Fiduciary laws have been interpreted based on the prudent man rule: “was the fiduciary’s conduct in accordance with actions that would have been taken by a prudent person faced with the same situation?” Under ERISA (the set of laws governing 401(k) and other retirement plans), the expected standard for fiduciary conduct is raised from that of a prudent man to a prudent expert, which essentially means, “become an expert or hire one.” Therefore, a fiduciary must be familiar not only with the rules and laws under which they are being held accountable, they also must set up a process by which they monitor themselves, or the experts they hire, in the areas of plan design, investments, and administration.
A good independent retirement plan advisor brings key elements into play that seeks to save you money, backstop your liability and create a stronger plan for your employees. These include:
Focused experience in retirement plan consulting. When you are looking for an advisor, finding one that specializes in retirement planning, over other kinds of financial planning, means they will be better able to anticipate, understand and relieve pain points related to managing an effective plan.
Independence. Working with an independent advisor will provide assurance that funds and service providers receive independent evaluation, aiming for no conflict of interest.

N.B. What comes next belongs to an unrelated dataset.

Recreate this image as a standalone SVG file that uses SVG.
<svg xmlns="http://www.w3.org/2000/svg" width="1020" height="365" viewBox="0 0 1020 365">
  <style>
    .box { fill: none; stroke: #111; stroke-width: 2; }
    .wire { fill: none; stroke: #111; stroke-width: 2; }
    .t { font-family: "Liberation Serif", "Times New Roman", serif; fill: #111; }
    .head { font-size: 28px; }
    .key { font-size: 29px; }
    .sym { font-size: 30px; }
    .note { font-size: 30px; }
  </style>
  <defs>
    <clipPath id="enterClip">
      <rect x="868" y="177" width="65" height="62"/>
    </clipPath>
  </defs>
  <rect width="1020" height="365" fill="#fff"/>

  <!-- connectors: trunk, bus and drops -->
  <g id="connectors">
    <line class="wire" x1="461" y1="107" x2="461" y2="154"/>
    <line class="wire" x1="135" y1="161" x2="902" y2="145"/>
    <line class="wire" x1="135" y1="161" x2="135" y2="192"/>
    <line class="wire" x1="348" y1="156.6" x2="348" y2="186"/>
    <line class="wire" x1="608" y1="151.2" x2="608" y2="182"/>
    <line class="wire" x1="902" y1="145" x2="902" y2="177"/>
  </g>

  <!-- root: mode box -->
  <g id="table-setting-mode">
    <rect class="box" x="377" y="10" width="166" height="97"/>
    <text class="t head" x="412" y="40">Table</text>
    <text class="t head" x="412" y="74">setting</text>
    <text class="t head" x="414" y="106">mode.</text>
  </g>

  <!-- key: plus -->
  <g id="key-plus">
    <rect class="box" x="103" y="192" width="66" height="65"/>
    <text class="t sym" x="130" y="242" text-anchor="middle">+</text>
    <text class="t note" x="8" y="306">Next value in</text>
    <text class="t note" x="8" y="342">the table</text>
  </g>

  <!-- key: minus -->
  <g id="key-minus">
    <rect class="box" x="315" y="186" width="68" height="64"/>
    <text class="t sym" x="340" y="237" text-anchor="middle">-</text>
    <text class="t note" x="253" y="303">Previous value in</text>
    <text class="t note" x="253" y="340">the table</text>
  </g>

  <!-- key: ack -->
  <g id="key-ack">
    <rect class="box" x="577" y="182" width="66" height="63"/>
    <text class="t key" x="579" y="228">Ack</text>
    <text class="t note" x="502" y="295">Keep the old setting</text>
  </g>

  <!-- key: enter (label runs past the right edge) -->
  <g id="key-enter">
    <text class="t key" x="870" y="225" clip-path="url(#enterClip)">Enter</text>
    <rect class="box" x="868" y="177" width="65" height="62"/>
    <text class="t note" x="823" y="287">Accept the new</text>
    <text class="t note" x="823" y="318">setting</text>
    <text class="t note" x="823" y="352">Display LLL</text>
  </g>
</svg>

Co-fiduciary status. A key benefit of working with an independent retirement plan advisor is their ability to act as a co-fiduciary to your plan. Their expertise and guidance using best practices in plan design, investments, and monitoring aims to provide the prudent expert standard of fiduciary conduct important for your financial confidence.
ERISA expertise. A topnotch retirement plan advisor seeks to guide you through ERISA’s changing requirements with a variety of tools, including checklists, forms, education modules, etc., to ensure prudent skill and care.
In-depth knowledge of plan providers. An independent retirement plan advisor will be familiar with plan fees, expenses and revenue sharing from throughout the provider marketplace and be able to benchmark your plan among other service providers to show you how your plan stacks up.
Employee education. An experienced independent advisor will have the knowledge, communication skills, and collateral material necessary to help your employees better understand their investments and asset allocation.
Transparency. An independent retirement advisor will provide in writing, full and comprehensible disclosure on all fees received on a direct or indirect basis, including the fee disclosure regulations that took effect in 2012.
The benefits of hiring an independent retirement plan advisor are clear. You want to provide the best retirement plan to your employees and feel confident that you are meeting all of your fiduciary responsibilities, but very likely, you wear many hats. Hiring an independent retirement plan advisor seeks to enable you to meet the prudent expert standard, seeks to protect you from liability, and promotes the most positive outcomes for participants.
This information was developed as a general guide to educate plan sponsors, but is not intended as authoritative guidance or tax or legal advice. Each plan has unique requirements, and you should consult your attorney or tax advisor for guidance on your specific situation. In no way does advisor assure that, by using the information provided, plan sponsor will be in compliance with ERISA regulations.